The trend started in earnest when Walt Disney Studios bought Miramax in 1993. Miramax was, at the time, the highest-profile of the independent film distributors, and it is almost single -handedly responsible for Hollywood's interest in niche films. You may not have heard of Miramax or the men who founded and run it, Harvey and Bob Weinstein, but you've certainly heard of the films it has distributed. To name just a few: The Crying Game, Priest, and The Cook, the Thief, His Wife and Her Lover.

If there was ever any doubt, the success of niche moviesand the studios' embrace of arthouse fareshould prove that the market can produce challenging art. That's good news for those who like intelligent, sometimes edgy films. But it isn't exactly clear that the big bureau cratic studios are the sorts of places that can nurture tiny films.

For years, Hollywood shunned art films. They didn't make much money. They didn't get a great deal of attention. Who needed them when you could make a big action film that could clean up at the box office?

But Hollywood movies, particularly action films, have become extremely expensive. Stars such as Slyvester Stallone and Jim Carrey get $20 million a film, plus a bit of the gross revenue. Computer animation and other special effects have become necessary to give films the look that audiences demand. It costs $40 million to make and market the average studio film these days. And the profit margins are declining on even those films that do make money. Take Waterworld and Last Action Hero: Both of those films grossed over $200 million worldwide, but neither probably broke even.
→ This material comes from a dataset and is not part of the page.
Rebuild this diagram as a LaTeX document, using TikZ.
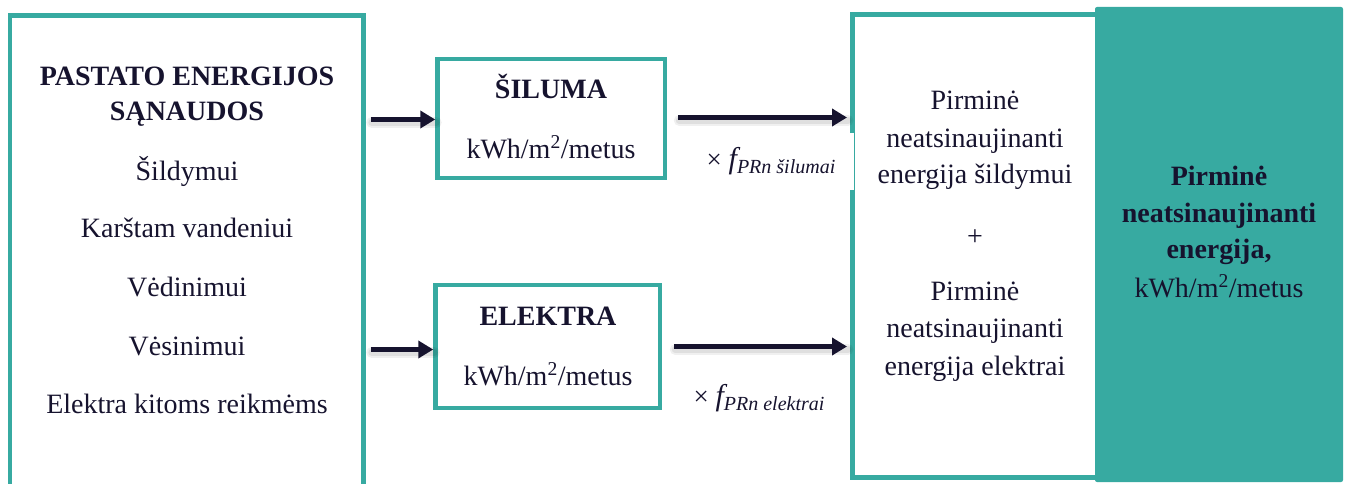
\documentclass[tikz,border=0pt]{standalone}
\usepackage{fontspec}
\setmainfont{Liberation Serif}
\usetikzlibrary{arrows.meta,calc}
\definecolor{teal1}{HTML}{37AAA1}
\definecolor{navy}{HTML}{16132E}
\begin{document}
\begin{tikzpicture}[x=1pt,y=-1pt,
  box/.style={draw=teal1,line width=4.5pt,inner sep=0pt},
  txt/.style={text=navy,font=\fontsize{28}{37}\selectfont,anchor=base,inner sep=0pt},
  btxt/.style={text=navy,font=\fontsize{28}{37}\selectfont\bfseries,anchor=base,inner sep=0pt},
  flow/.style={draw=navy,line width=5pt,-{Triangle[length=15pt,width=17pt]},
    preaction={draw=black,opacity=.06,line width=11pt,-,line cap=round,transform canvas={xshift=1pt,yshift=-3pt}},
    preaction={draw=black,opacity=.07,line width=7pt,-,line cap=round,transform canvas={xshift=1pt,yshift=-3pt}}},
  lbl/.style={fill=white,inner sep=0pt,text=navy}]
\useasboundingbox (0,0) rectangle (1349,484);
\clip (0,0) rectangle (1349,484);
% boxes
\node[box,minimum width=353.5pt,minimum height=504.5pt] (src) at (186.75,267.75) {};
\node[box,minimum width=227.5pt,minimum height=119pt] (heat) at (551.25,118.5) {};
\node[box,minimum width=224.5pt,minimum height=123pt] (elec) at (547.75,346.5) {};
\node[box,line width=5pt,minimum width=244.5pt,minimum height=463pt] (prim) at (974.75,246) {};
\node[fill=teal1,rounded corners=2pt,minimum width=248pt,minimum height=475pt,inner sep=0pt] (total) at (1219,244.5) {};
% left texts
\node[btxt] (t1) at (187,86) {PASTATO ENERGIJOS};
\node[btxt] (t2) at (187,121) {SĄNAUDOS};
\node[txt] (t3) at (187,180) {Šildymui};
\node[txt] (t4) at (187,237) {Karštam vandeniui};
\node[txt] (t5) at (187,296) {Vėdinimui};
\node[txt] (t6) at (187,355) {Vėsinimui};
\node[txt] (t7) at (187,413) {Elektra kitoms reikmėms};
% middle boxes texts
\node[btxt] (h1) at (551,99) {ŠILUMA};
\node[txt] (h2) at (551,158) {kWh/m\textsuperscript{2}/metus};
\node[btxt] (e1) at (548,325) {ELEKTRA};
\node[txt] (e2) at (548,385) {kWh/m\textsuperscript{2}/metus};
% primary texts
\node[txt] (p1) at (975,110) {Pirminė};
\node[txt] (p2) at (975,147) {neatsinaujinanti};
\node[txt] (p3) at (975,183) {energija šildymui};
\node[txt] (p4) at (975,245) {+};
\node[txt] (p5) at (975,300) {Pirminė};
\node[txt] (p6) at (975,337) {neatsinaujinanti};
\node[txt] (p7) at (975,375) {energija elektrai};
% total texts
\node[btxt] (s1) at (1219,185) {Pirminė};
\node[btxt] (s2) at (1219,222) {neatsinaujinanti};
\node[btxt] (s3) at (1219,258) {energija,};
\node[txt] (s4) at (1219,297) {kWh/m\textsuperscript{2}/metus};
% arrows
\draw[flow] ($(src.east |- heat.west)+(5,1)$) -- ($(heat.west)+(0,1)$);
\draw[flow] ($(src.east |- elec.west)+(5,3)$) -- ($(elec.west)+(0,3)$);
\draw[flow] ($(heat.east)+(11,-1)$) -- ($(prim.west |- heat.east)+(-3,-1)$);
\draw[flow] ($(elec.east)+(12,0)$) -- ($(prim.west |- elec.east)+(-3,0)$);
% factor labels
\node[lbl,minimum width=166pt,minimum height=57pt] (fh) at (771,161.5)
  {{\fontsize{27}{27}\selectfont×\ }{\fontsize{30}{30}\selectfont\itshape f}\raisebox{-5pt}{\fontsize{20}{20}\selectfont\itshape PRn šilumai}};
\node[lbl] (fe) at (759,398)
  {{\fontsize{27}{27}\selectfont×\ }{\fontsize{30}{30}\selectfont\itshape f}\raisebox{-5pt}{\fontsize{20}{20}\selectfont\itshape PRn elektrai}};
\end{tikzpicture}
\end{document}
Enter Miramax. This company really didn't reinvent the arthouse film. Indeed, Miramax's founders rarely produced their own movies, usually buying them from independent filmmakers. But Miramax showed an uncanny feel for how the market had changed.

As Hollywood movies were becoming dumb and dumber, Americans were becoming more and more educated. More Americans today have college educations than in decades past, and thanks to cable and videotapes, a lot of people get to see most everything Hollywood puts out. That leaves many people hungry for something different. And those people have changed the arthouse market.

In the past, foreign-language movies dominated the arthouse. The English-language films that were shown tended to be edgier stuff that might turn people off: John Waters's movies and Andy Warhol's films come to mind.

Today, however, foreign-language films aren't very important. English-language films dominate. And while there is still a market for edgy films, there's a pretty sizable market for gentle pictures, too. The success of Gramercy's Four Weddings and a Funeral shows that.

In turn, the number of screens specializing in niche films has doubled in just the past five years. One can thank the multiplexing of America for this trend. Long derided as cookie-cutter theaters, multiplexes have in fact provided great opportunities for niche films. In areas where screens are numerous, it isn't enough to play the same studio blockbuster as everyone else. So why not take a chance on something different? Distributors who wanted to counterprogram couldn't have done so without exhibitors willing to take their product.